MINOT AIR FORCE BASE Ensuring the airfield and runway remain in top-notch condition for landings and take-offs is among one of the most essential components to ensuring the B-52H Stratofortresses success in its flying mission.
The 5th Operations Support Squadron airfield management operations crew here has continually proven their worth in ensuring airfield readiness. The flight has even been recognized by Air Force Global Strike Command in both individual and group awards for their great efforts in leadership that they've put forth.
"This year we were awarded the Air Operations Complex of the Year award," said Staff Sgt. Joshua Stillwagon, 5th Operations Support Squadron noncommissioned officer in charge of airfield management operations. "We earned this award in conjunction with personnel from the air traffic controller tower."
Submitted Photo • Staff Sgt. Joshua Stillwagon, left, noncommissioned officer in charge of airfield management operations with the 5th Operations Support Squadron, instructs Senior Airman Rondarrius McDonald, squadron airfield operator, on the use of a range finder at Minot Air Force Base May 17, shown in this photo by Senior Airman Jesse Lopez. Tools like these are used by airfield management personnel to measure distances among objects and equipment in the flightline.
Specifically, the award highlighted the team members' hard work in coordinating construction at the flightline last year which included re-pavement and airfield extensions among other tasks.
The award also recognized the revamping of the shop's training program and general overall management. Stillwagon himself earned Global Strike Command airfield management noncommissioned officer of the year for his highly qualified supervisorial skills.
"I was actually a little surprised to find out I myself won an award," said Stillwagon. "I was told I was competing at an Air Force-level at the same time I found out I was notified that AFGSC had chosen me as top NCO in the command."

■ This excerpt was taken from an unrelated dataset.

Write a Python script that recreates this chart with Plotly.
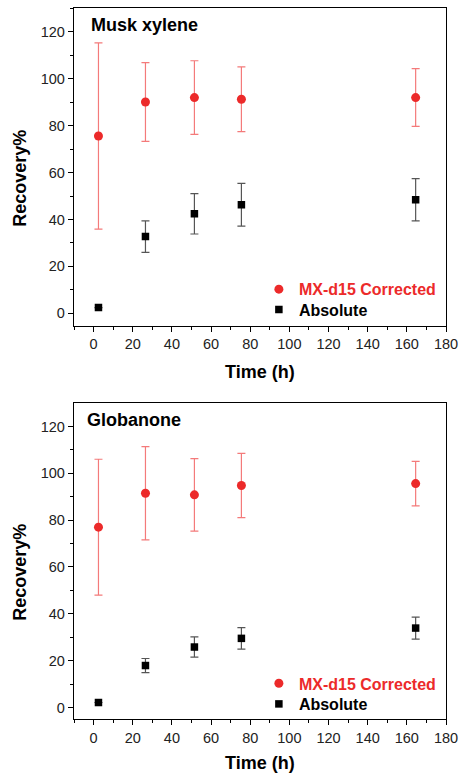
import plotly.graph_objects as go

# ---- data ----
time_h = [2.5, 26.5, 51.5, 75.5, 164.5]

mx_corr = [75.6, 90.1, 92.0, 91.3, 92.0]
mx_corr_err = [39.7, 16.8, 15.7, 13.8, 12.3]
mx_abs = [2.4, 32.7, 42.4, 46.3, 48.4]
mx_abs_err = [0.0, 6.7, 8.6, 9.1, 9.0]

gl_corr = [77.0, 91.5, 90.8, 94.8, 95.6]
gl_corr_err = [29.0, 19.9, 15.5, 13.7, 9.5]
gl_abs = [2.1, 17.9, 25.8, 29.5, 33.9]
gl_abs_err = [0.0, 3.0, 4.3, 4.6, 4.7]

panel_titles = ["Musk xylene", "Globanone"]
legend_names = ["MX-d15 Corrected", "Absolute"]

RED = "#ec2a2a"
RED_ERR = "#f47a7a"
BLK = "#000000"
BLK_ERR = "#555555"
FONT = "Liberation Sans, Arial, sans-serif"

fig = go.Figure()

panels = [
    (mx_corr, mx_corr_err, mx_abs, mx_abs_err, "x", "y", "legend", "legend2"),
    (gl_corr, gl_corr_err, gl_abs, gl_abs_err, "x2", "y2", "legend3", "legend4"),
]
for corr, corr_err, ab, ab_err, xa, ya, lg1, lg2 in panels:
    fig.add_trace(go.Scatter(
        x=time_h, y=corr, mode="markers", xaxis=xa, yaxis=ya, legend=lg1,
        name=f"<span style='color:{RED}'>{legend_names[0]}</span>",
        marker=dict(symbol="circle", size=9, color=RED),
        error_y=dict(type="data", array=corr_err, visible=True,
                     color=RED_ERR, thickness=1.2, width=4),
    ))
    fig.add_trace(go.Scatter(
        x=time_h, y=ab, mode="markers", xaxis=xa, yaxis=ya, legend=lg2,
        name=legend_names[1],
        marker=dict(symbol="square", size=7.5, color=BLK),
        error_y=dict(type="data", array=ab_err, visible=True,
                     color=BLK_ERR, thickness=1.2, width=4),
    ))

xcommon = dict(
    range=[-10, 180], dtick=20, tick0=0, ticks="outside", ticklen=5,
    tickwidth=1.2, tickcolor="#000", showline=True, linecolor="#000",
    linewidth=1.3, mirror=True, showgrid=False, zeroline=False,
    tickfont=dict(family=FONT, size=14.5, color="#222"),
    minor=dict(dtick=10, tick0=0, ticks="outside", ticklen=3,
               tickwidth=1.1, tickcolor="#000", showgrid=False),
)
ycommon = dict(
    tickvals=[0, 20, 40, 60, 80, 100, 120], ticks="outside",
    ticklen=5, tickwidth=1.2, tickcolor="#000", showline=True,
    linecolor="#000", linewidth=1.3, mirror=True, showgrid=False,
    zeroline=False, tickfont=dict(family=FONT, size=14.5, color="#222"),
    minor=dict(dtick=10, tick0=0, ticks="outside", ticklen=3,
               tickwidth=1.1, tickcolor="#000", showgrid=False),
)

leg_font = dict(family=FONT, size=16, color="#000", weight="bold")


def leg(y):
    return dict(x=0.497, y=y, xanchor="left", yanchor="middle",
                bgcolor="rgba(0,0,0,0)", font=leg_font)


fig.update_layout(
    width=465, height=774,
    margin=dict(l=74, r=13, t=7, b=55),
    paper_bgcolor="white", plot_bgcolor="white",
    font=dict(family=FONT, color="#000"),
    xaxis=dict(**xcommon, domain=[0, 1], anchor="y"),
    yaxis=dict(**ycommon, range=[-5.24, 130.2], domain=[0.5534, 1], anchor="x"),
    xaxis2=dict(**xcommon, domain=[0, 1], anchor="y2"),
    yaxis2=dict(**ycommon, range=[-4.94, 129.95], domain=[0, 0.4442], anchor="x2"),
    legend=leg(0.6044),
    legend2=leg(0.5758),
    legend3=leg(0.0501),
    legend4=leg(0.0211),
    showlegend=True,
)

ann = []
# panel titles
ann.append(dict(text=f"<b>{panel_titles[0]}</b>", xref="x domain", yref="y domain",
                x=0.04, y=0.9456, xanchor="left", yanchor="middle",
                showarrow=False, font=dict(family=FONT, size=18, color="#000")))
ann.append(dict(text=f"<b>{panel_titles[1]}</b>", xref="x2 domain", yref="y2 domain",
                x=0.03, y=0.9476, xanchor="left", yanchor="middle",
                showarrow=False, font=dict(family=FONT, size=18, color="#000")))
# axis titles
for yy in [0.761, 0.2069]:
    ann.append(dict(text="<b>Recovery%</b>", xref="paper", yref="paper",
                    x=-0.1455, y=yy, xanchor="center", yanchor="middle",
                    textangle=-90, showarrow=False,
                    font=dict(family=FONT, size=18, color="#000")))
for yy in [0.4878, -0.0625]:
    ann.append(dict(text="<b>Time (h)</b>", xref="paper", yref="paper",
                    x=0.5, y=yy, xanchor="center", yanchor="middle",
                    showarrow=False, font=dict(family=FONT, size=18, color="#000")))
fig.update_layout(annotations=ann)

fig.write_html(
    "out.html",
    config={"displayModeBar": False},
    post_script="document.body.style.margin='0';document.body.style.overflow='hidden';",
)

Additional recipients included Senior Airman Kyle Pantermoller, 5th Operations Support Squadron airfield operator, who earned the title of Global Strike Command's airfield management Airman of the year and Tech. Sgt. Gerald Null, 5th Operations Support Squadron control tower chief controller, who was awarded the Global Strike Command training achievement award.
"This prestigious award definitely shows that our hard work really pays off," said Pantermoller. "Everyone here is proud that we have been recognized for our diligent work."
Stillwagon explained his shop has always strived for excellence in what they do and he's taught his airmen necessary work skills to the best of his ability, just as his predecessors had taught him. He added that as time has progressed he has come to enjoy his job more and more.
"For the first few years in this career field I was doing a lot of paperwork related to the job," said Stillwagon. "As time went on, I began working out on the flightline and began to really enjoy this job."
Whether it is checking for any pavement or lights that needs fixing or making sure the runway conditions are clear, he said he always puts his best effort into his work.
"Going out and ensuring airfield safety is the most favorite part of the job," said Stillwagon. "Whenever I correct any irregularities out in the airfield, I realize how important my piece in the puzzle is to the overall mission."
Similarly, Pantemoller said he too enjoyed going out on the airfield because it gave him a chance to work with people from various career fields on a daily basis.
"We're always communicating with maintenance and civil engineer personnel, or any agencies that come in contact with the airfield in any way," said Pantermoller.
Stillwagon explained throughout his career field, he has always had the privilege of working with a lot of great airfield managers who were dedicated supervisors and taught him the best there is to know about the job.
"The airfield managers I've worked with in the past were the ones who really opened my eyes in understanding how important this job is in the whole scheme of things." said Stillwagon.